Book Review: Mandrake (1964) by Susan Cooper

 

So let's get the plot out of the way first: Professor Queston, an anthropologist, has spent years away from his native Britain studying stone age tribes in Brazil; in particular, a tribe that has a deep, inexplicable, and religious attachment to a series of caves in a mountainside. On one of his rare trips back to England, Queston finds that his native land is under the sway of Mandrake, a minister in the government in the newly-formed Ministry of Planning. Queston has a brief and unexpected meeting with Mandrake, who seems strangely interested in Queston's research in Brazil. Flash forward a few years and Queston returns to England to find that Mandrake is now the de facto ruler of Britain and has launched the country on a bizarre and quasi-fascist policy of forcing the population to relocate to the places in England where they were originally born. England has become an impoverished dystopia with most of the population walled up in major towns and cities. Queston, who is rootless, finds himself on the run and roaming the "deadlands," the areas outside the control of the Ministry of Planning. In addition, the country is being plagued by mysterious earthquakes and tsunamis. The purpose behind these policies and disasters is rather muddled, but it seems that the Earth, (it's postulated by Queston) is actually a sentient being, and is striking back at humans for using the atom bomb. Mandrake believes that if people move to where they have the greatest psychological attachment, a sense of home and belonging, the Earth will be appeased. I think.

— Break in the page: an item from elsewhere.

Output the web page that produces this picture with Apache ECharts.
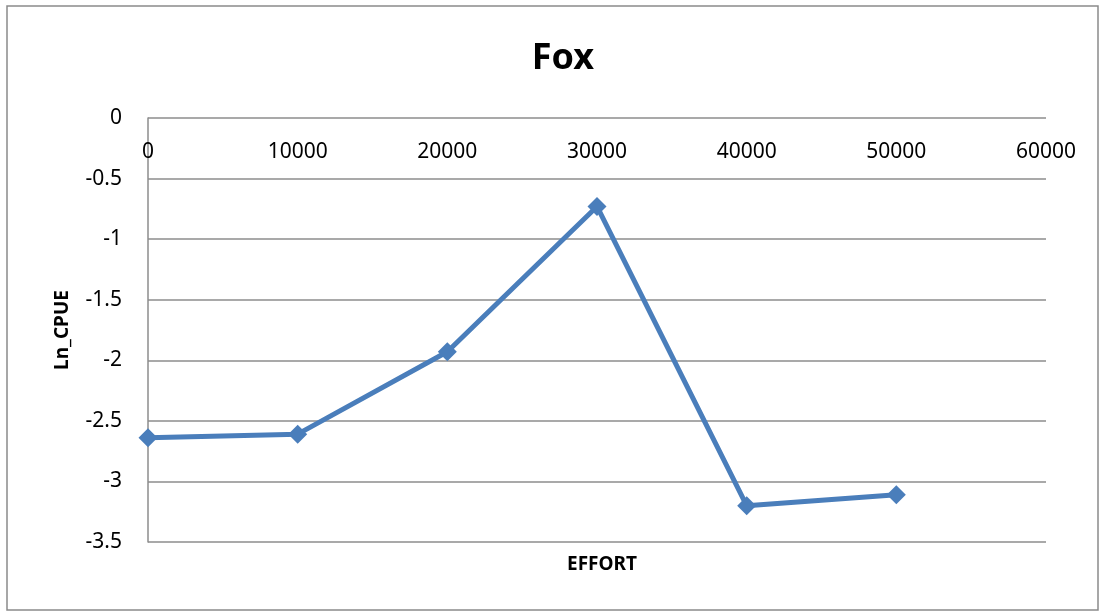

The whys and wherefores of what's happening in this novel are its weakest element. The finale doesn't clear things up, and, if anything, it just muddies the water. Is the Earth the bad guy? Does Mandrake have some strange psychic hold over England? It's all a bit sketchy. In this regard, and in other respects, Mandrake feels very much like a Dr Who or Quatermass story, and certainly Queston's name is almost a joking amalgam of those two characters names. Queston even gets a companion, Beth, who also becomes his love interest. Queston actually does very little in the novel except witness events, but he's a stalwart and agreeable character.

What the novel lacks in coherence, it makes up for in atmosphere. Combining elements of 1984 and tropes from John Wyndham's SF novels, and with an added hint of folk horror, Cooper creates a dread-soaked and demented England that's been brainwashed and bullied into believing happiness only comes from insularity and xenophobia. Here's a minor character's view of the changes:

"I never voted for this government, I'll tell you that, but they've done well. Could have pranged everything, but they've given us peace and quiet. Keep ourselves to ourselves, that's all we've ever wanted. All that Common Market nonsense--England's an island, isn't it?"

A political leader persuades people to take a self-evidently disastrous course of action, like, say, Brexit? Pure science fiction. This was Cooper's first novel, and while its internal logic is flawed, the world-building and atmosphere are excellent. Not a must-read, but a fascinating and well-written curiosity.